Indigenous people under attack worldwide

The attacks by Bahria Town mirror worldwide attacks by capitalist forces on Indigenous peoples and their rights.

This year the U.S. government resumed federal executions after a 17-year hiatus, and legally lynched Lezmond Mitchell,  the only Indigenous person on federal death row. (IAC, August 26). Mitchell was a Navajo Nation member, and was sentenced to death for a crime committed on tribal land.

The Navajo Nation’s sovereignty is supposedly federally recognized, with its leaders the ones to determine whether to apply the death penalty to offenses under the Federal Death Penalty Act. But before Mitchell was killed, the federal government denied the Navajo Nation’s request to halt his execution. Moreover, the state’s actions reflect that its systematic harm, which targets oppressed communities, including Indigenous peoples, is limitless.

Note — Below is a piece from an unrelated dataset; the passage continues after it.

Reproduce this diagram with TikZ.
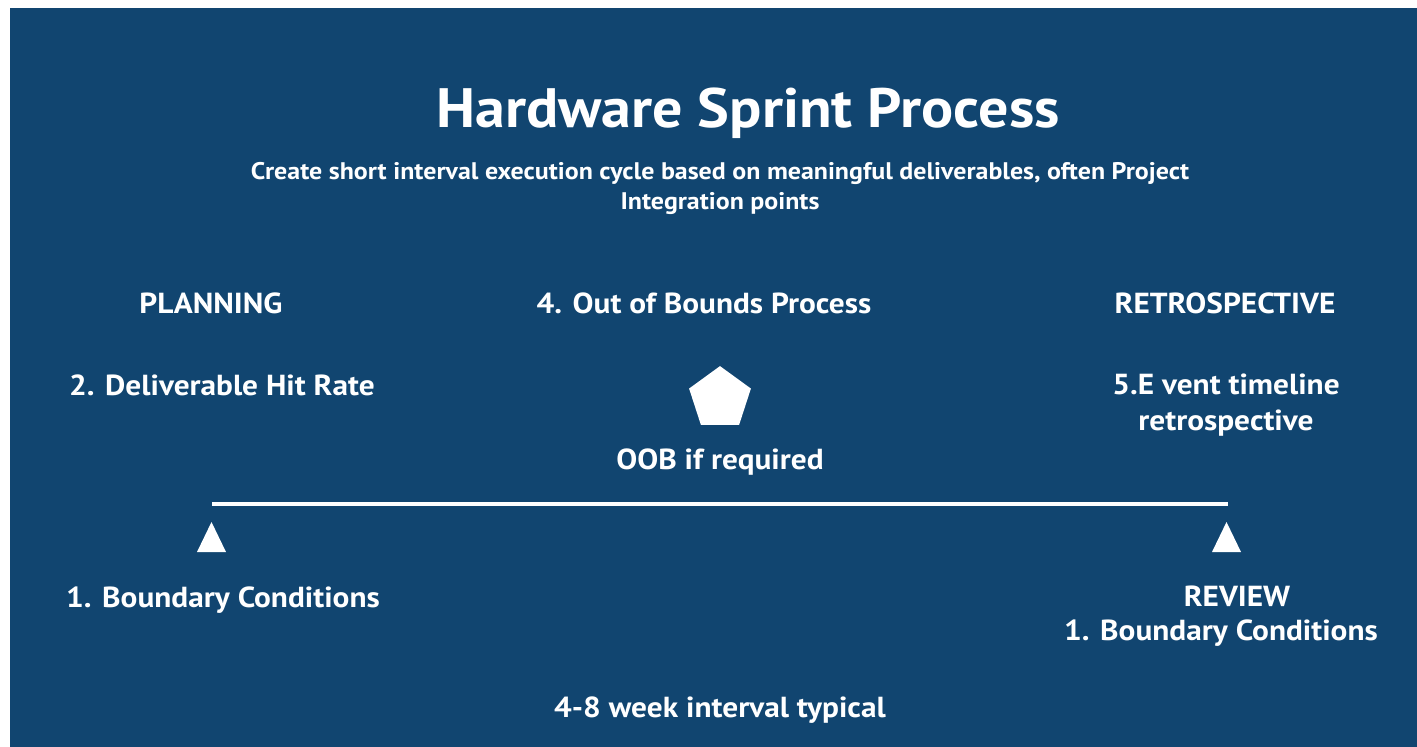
\documentclass[tikz,border=0pt]{standalone}
\usepackage{fontspec}
\setmainfont[FakeStretch=1.08]{PT Sans}
\usetikzlibrary{shapes.geometric}
\definecolor{bgblue}{RGB}{17,69,112}
\begin{document}
\begin{tikzpicture}[x=1pt,y=-1pt,
  lbl/.style={text=white,font=\bfseries\fontsize{29}{34}\selectfont,anchor=base,inner sep=0pt,align=center},
  marker/.style={fill=white,draw=none}]
\useasboundingbox (0,0) rectangle (1417,747);
\fill[white] (0,0) rectangle (1417,747);
\fill[bgblue] (10,8) rectangle (1417,747);
\node[lbl,font=\bfseries\fontsize{55.5}{60}\selectfont] (title) at (748,127) {Hardware Sprint Process};
\node[lbl,font=\bfseries\fontsize{24}{30}\selectfont] (sub1) at (720,179) {Create short interval execution cycle based on meaningful deliverables, often Project};
\node[lbl,font=\bfseries\fontsize{24}{30}\selectfont] (sub2) at (720,209) {Integration points};
\node[lbl] (plan) at (211,313) {PLANNING};
\node[lbl] (oobp) at (704,313) {4. Out of Bounds Process};
\node[lbl] (retro) at (1225,313) {RETROSPECTIVE};
\node[lbl] (hit) at (222,395) {2. Deliverable Hit Rate};
\node[lbl] (evt1) at (1226,394) {5.E vent timeline};
\node[lbl] (evt2) at (1226,430) {retrospective};
\node[regular polygon,regular polygon sides=5,minimum size=65pt,inner sep=0pt,marker] (pent) at (720,398.6) {};
\node[lbl] (oob) at (720,469) {OOB if required};
\coordinate (lstart) at (212,504);
\coordinate (lend) at (1228,504);
\draw[white,line width=4.5pt] (lstart) -- (lend);
\fill[marker] (197,552) -- (211.5,522) -- (226,552) -- cycle;
\fill[marker] (1212,552) -- (1226.5,522) -- (1241,552) -- cycle;
\node[lbl] (bc1) at (223,607) {1. Boundary Conditions};
\node[lbl] (rev) at (1237,606) {REVIEW};
\node[lbl] (bc2) at (1221,640) {1. Boundary Conditions};
\node[lbl] (interval) at (720,717) {4-8 week interval typical};
\end{tikzpicture}
\end{document}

Prior to Mitchell’s execution, the Navajo Nation expressed its solidarity with Mitchell and openly condemned the federal government’s actions against a member of their community.

Those dedicated to the struggle are aware of forces acting against them, as they simultaneously focus on their acts of resistance and solidarity.

The late Chacha Faiz Muhammad Gabol, an Indigenous activist, refused to sell his land to Bahria Town and explained, “I told Malik Riaz [the founder of Bahria Town] that the ground is our mother. Would anyone sell their mother? Darthi, land, is our mother. This soil is precious to me.” (“Say No to Bahria Town —  The Land Build with Perfect Corruption,” telefeeds.com, July 27)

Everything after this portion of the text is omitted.